- _What you should do_:
Working from the top of the listing below, retype each line through the line containing "const yTicks = [3800,4000,4200,4400,4600,4800,5000,5200];", both included, with no pictures.
# start of Data provided
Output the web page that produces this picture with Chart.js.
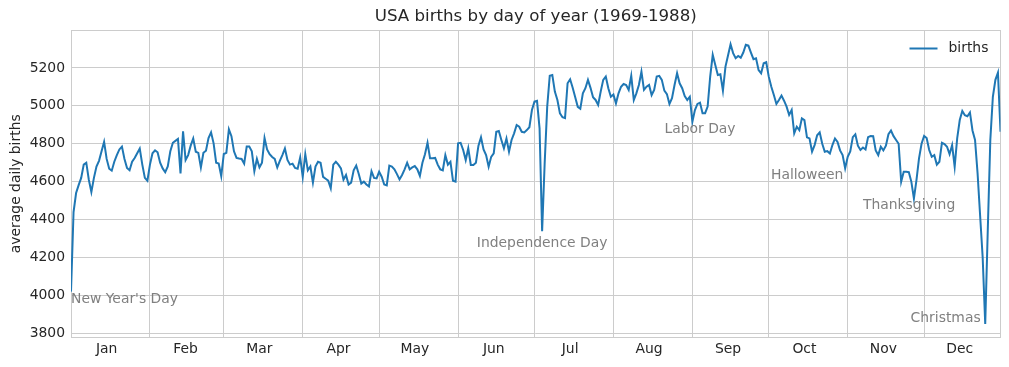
<!DOCTYPE html>
<html><head><meta charset="utf-8">
<script src="https://cdn.jsdelivr.net/npm/chart.js@4"></script>
<style>html,body{margin:0;padding:0;background:#fff}#wrap{width:1009px;height:367px}</style>
</head><body><div id="wrap"><canvas id="c" width="1009" height="367"></canvas></div>
<script>
const monthNames = ['Jan','Feb','Mar','Apr','May','Jun','Jul','Aug','Sep','Oct','Nov','Dec'];
const monthStarts = [0,31,60,91,121,152,182,213,244,274,305,335];
const monthMids = monthStarts.map(d => d + 14);
const yTicks = [3800,4000,4200,4400,4600,4800,5000,5200];

const jan = [4020,4440,4540,4582,4620,4690,4700,4610,4545,4620,4680,4710,4760,4810,4720,4668,4658,4705,4740,4770,4785,4720,4672,4660,4705,4725,4750,4775,4690,4620,4605];
const feb = [4690,4750,4765,4755,4700,4670,4650,4680,4760,4805,4815,4825,4644,4865,4714,4740,4790,4828,4758,4752,4675,4752,4763,4830,4860,4802,4700,4696,4629];
const mar = [4746,4752,4876,4840,4760,4725,4722,4720,4695,4785,4785,4760,4655,4720,4675,4700,4830,4770,4745,4730,4720,4675,4710,4740,4775,4715,4690,4695,4672,4668,4728];
const apr = [4625,4745,4660,4680,4595,4680,4705,4700,4625,4615,4605,4565,4690,4705,4690,4670,4610,4635,4585,4595,4660,4685,4640,4590,4600,4585,4575,4655,4620,4617];
const may = [4652,4626,4585,4580,4685,4680,4665,4640,4612,4635,4665,4700,4665,4675,4682,4665,4630,4700,4745,4805,4723,4723,4725,4690,4665,4660,4740,4690,4705,4605,4600];
const jun = [4802,4805,4767,4714,4776,4688,4688,4700,4790,4834,4770,4740,4679,4731,4749,4863,4867,4820,4776,4828,4758,4820,4855,4899,4890,4863,4860,4872,4887,4978];
const jul = [5022,5026,4881,4339,4696,4996,5159,5163,5075,5031,4960,4940,4935,5119,5140,5095,5045,4995,4985,5066,5093,5137,5095,5045,5031,5005,5075,5137,5154,5093,5048];
const aug = [5060,5013,5066,5101,5115,5110,5084,5158,5031,5066,5110,5180,5084,5101,5110,5057,5084,5154,5158,5137,5080,5062,5010,5040,5110,5172,5119,5093,5052,5031,5048];
const sep = [4916,4978,5010,5017,4961,4961,4996,5154,5269,5216,5163,5167,5080,5207,5265,5325,5278,5251,5263,5254,5281,5322,5318,5281,5246,5251,5189,5172,5225,5230];
const oct = [5154,5101,5057,5010,5031,5054,5027,4996,4952,4978,4855,4890,4872,4934,4925,4834,4828,4758,4793,4845,4860,4800,4758,4761,4749,4793,4828,4810,4765,4740,4670];
const nov = [4731,4760,4835,4850,4790,4767,4780,4770,4835,4841,4840,4765,4740,4784,4765,4790,4850,4870,4840,4820,4800,4600,4652,4652,4650,4599,4511,4608,4723,4800];
const dec = [4841,4830,4767,4731,4740,4690,4705,4805,4798,4784,4745,4793,4679,4830,4925,4973,4950,4945,4965,4870,4820,4644,4420,4200,3850,4344,4820,5048,5137,5175,4863];

const births = [].concat(jan,feb,mar,apr,may,jun,jul,aug,sep,oct,nov,dec);

const holidayNames = ["New Year's Day","Independence Day","Labor Day","Halloween","Thanksgiving","Christmas"];
const holidayDays  = [0,185,247,303.3,329.1,357.2];
const holidayVals  = [3981,4277,4877,4631,4475,3881];
const holidayAlign = ['left','center','center','right','center','right'];

const FONT = '"DejaVu Sans", sans-serif';
const TXT = '#262626';

const extras = {
  id: 'extras',
  beforeDatasetsDraw(chart) {
    const {ctx, chartArea: a} = chart;
    ctx.save();
    ctx.strokeStyle = '#cccccc';
    ctx.lineWidth = 1;
    ctx.strokeRect(Math.round(a.left) + 0.5, Math.round(a.top) + 0.5, Math.round(a.right) - Math.round(a.left) - 1, Math.round(a.bottom) - Math.round(a.top) - 1);
    ctx.restore();
  },
  afterDraw(chart) {
    const {ctx, chartArea: a, scales} = chart;
    ctx.save();
    ctx.fillStyle = TXT;
    ctx.font = '16.67px ' + FONT;
    ctx.textAlign = 'center';
    ctx.textBaseline = 'middle';
    ctx.fillText('USA births by day of year (1969-1988)', (a.left + a.right) / 2, 16.5);
    ctx.fillStyle = '#808080';
    ctx.font = '13.9px ' + FONT;
    holidayNames.forEach((t, i) => {
      ctx.textAlign = holidayAlign[i];
      ctx.fillText(t, scales.x.getPixelForValue(holidayDays[i]), scales.y.getPixelForValue(holidayVals[i]));
    });
    const ly = a.top + 18.5;
    ctx.strokeStyle = '#1f77b4';
    ctx.lineWidth = 2;
    ctx.beginPath();
    ctx.moveTo(a.right - 91, ly);
    ctx.lineTo(a.right - 63, ly);
    ctx.stroke();
    ctx.fillStyle = TXT;
    ctx.textAlign = 'left';
    ctx.fillText(chart.data.datasets[0].label, a.right - 52, ly);
    ctx.restore();
  }
};

new Chart(document.getElementById('c'), {
  type: 'line',
  data: { datasets: [{
    label: 'births',
    data: births.map((v, i) => ({x: i, y: v})),
    borderColor: '#1f77b4', borderWidth: 2, pointRadius: 0, tension: 0, fill: false
  }]},
  options: {
    responsive: false, animation: false, devicePixelRatio: 1,
    layout: { padding: { top: 30, right: 8.5, left: 0, bottom: 0 } },
    plugins: { legend: { display: false }, title: { display: false }, tooltip: { enabled: false } },
    scales: {
      x: {
        type: 'linear', min: 0, max: 365,
        afterBuildTicks: ax => { ax.ticks = monthStarts.concat(monthMids).sort((p, q) => p - q).map(v => ({value: v})); },
        ticks: { autoSkip: false, maxRotation: 0, padding: 4, color: TXT, font: { family: FONT, size: 13.9 },
          callback: v => { const i = monthMids.indexOf(v); return i >= 0 ? monthNames[i] : ''; } },
        grid: { color: c => (c.tick && monthStarts.includes(c.tick.value)) ? '#cccccc' : 'rgba(0,0,0,0)', drawTicks: false, lineWidth: 1 },
        border: { display: false },
        afterFit: s => { s.height = 29.5; }
      },
      y: {
        type: 'linear', min: 3778, max: 5400,
        afterBuildTicks: ax => { ax.ticks = yTicks.map(v => ({value: v})); },
        ticks: { padding: 6, color: TXT, font: { family: FONT, size: 13.9 }, callback: v => String(v) },
        grid: { color: '#cccccc', drawTicks: false, lineWidth: 1 },
        border: { display: false },
        title: { display: true, text: 'average daily births', color: TXT, font: { family: FONT, size: 13.9 }, padding: { top: 8, bottom: 0 } },
        afterFit: s => { s.width = 71; }
      }
    }
  },
  plugins: [extras]
});
</script>
</body></html>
# end of Data provided
- _Solution_:
Output the web page that produces this picture with Chart.js.
<!DOCTYPE html>
<html><head><meta charset="utf-8">
<script src="https://cdn.jsdelivr.net/npm/chart.js@4"></script>
<style>html,body{margin:0;padding:0;background:#fff}#wrap{width:1009px;height:367px}</style>
</head><body><div id="wrap"><canvas id="c" width="1009" height="367"></canvas></div>
<script>
const monthNames = ['Jan','Feb','Mar','Apr','May','Jun','Jul','Aug','Sep','Oct','Nov','Dec'];
const monthStarts = [0,31,60,91,121,152,182,213,244,274,305,335];
const monthMids = monthStarts.map(d => d + 14);
const yTicks = [3800,4000,4200,4400,4600,4800,5000,5200];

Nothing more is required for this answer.